Why You Can’t Simply Dispose of Ex-Spouse Belongings
It is common for separating individuals to want to rid themselves of the constant reminders of their ex, and therefore, to want to dispose of ex-spouse belongings that the ex has left behind in the residence. However, based on Ontario family laws, it is strongly advised that you not do so.
Ontario Family Law Requirements for Disposing of Property
Though the reasons behind doing so may be understandable, both for practical and emotional reasons, especially once your ex-spouse has permanently moved out of the residence, Ontario family law act does not permit you to simply go ahead and get rid of their property. Ontario family law governs specific parameters under which you may go about this process.
Consequences of Improper Disposal
If you fail to abide by these Ontario family laws, you may be held accountable for returning these items to your ex-spouse. It is possible that you may be responsible for replacing them in the event that you cannot produce them.

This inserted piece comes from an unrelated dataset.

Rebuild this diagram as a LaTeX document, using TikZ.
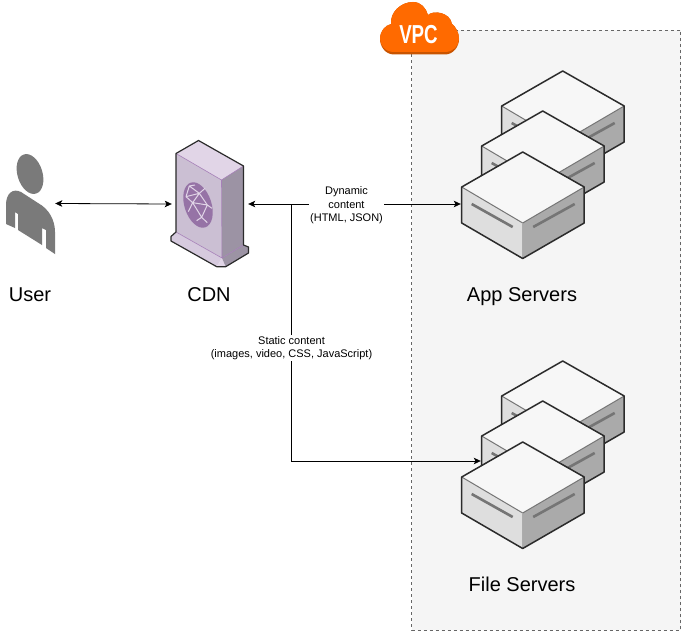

Courts take property rights seriously, even during separation or divorce. The financial burden of replacing items can be substantial, particularly if your ex-spouse left behind valuable personal property such as electronics, jewelry, furniture, or other marital assets. If you attempt to dispose of ex-spouse belongings without proper legal authority, you could complicate ongoing divorce proceedings or property division negotiations, potentially affecting the final settlement.
The Notice Requirement: Giving Your Ex-Spouse Time to Retrieve Items
According to Ontario family law, you ought to provide your ex-spouse with significant notice to retrieve their items so that they may make the proper arrangements to do so before you go ahead and get rid of them. Your ex-spouse ought to be granted a fair opportunity to retrieve the items before you are considered to be within your right to dispose of them.
When You Can Proceed with Dispose of Ex-Spouse Belongings
Therefore, it is strongly advised that you provide your ex-spouse with a notice, in writing, of when you are planning on getting rid of the items if he or she does not retrieve them. It is imperative that this notice provides him or her with a reasonable amount of time to retrieve the outlined items before you proceed to get rid of the items on your own.
If you have given your ex-spouse a written notice with an outlined date, and he or she has yet to come retrieve the items by the designated date, then you may be permitted to dispose of the items accordingly.
Documentation: Protecting Yourself with Written Records
It is further advised that you retain a copy of the written notice that was sent to your ex-spouse, along with any receipts substantiating the method by which you got rid of the items. For example, if you donate the clothing, the date upon which you donated the clothing can be provided by the charity via a receipt. This only further proves that the clothing was in your possession up until the designated date written on the notice.
What Qualifies as Reasonable Notice?
While Ontario family law requires reasonable notice, the specific timeframe can vary depending on the circumstances. Generally, providing 30 to 60 days is considered reasonable, though this depends on factors such as the volume of items, their size, and your ex-spouse’s ability to make arrangements for retrieval.
Your written notice should clearly itemize the belongings left behind, specify the deadline for retrieval, and outline how your ex-spouse can arrange to collect them. Consider sending the notice via registered mail or email with read receipt to ensure proof of delivery. If your ex-spouse is unresponsive or refuses to retrieve the items despite adequate notice, you should consult with a family lawyer before you dispose of ex-spouse belongings to ensure you are complying with applicable laws and court orders.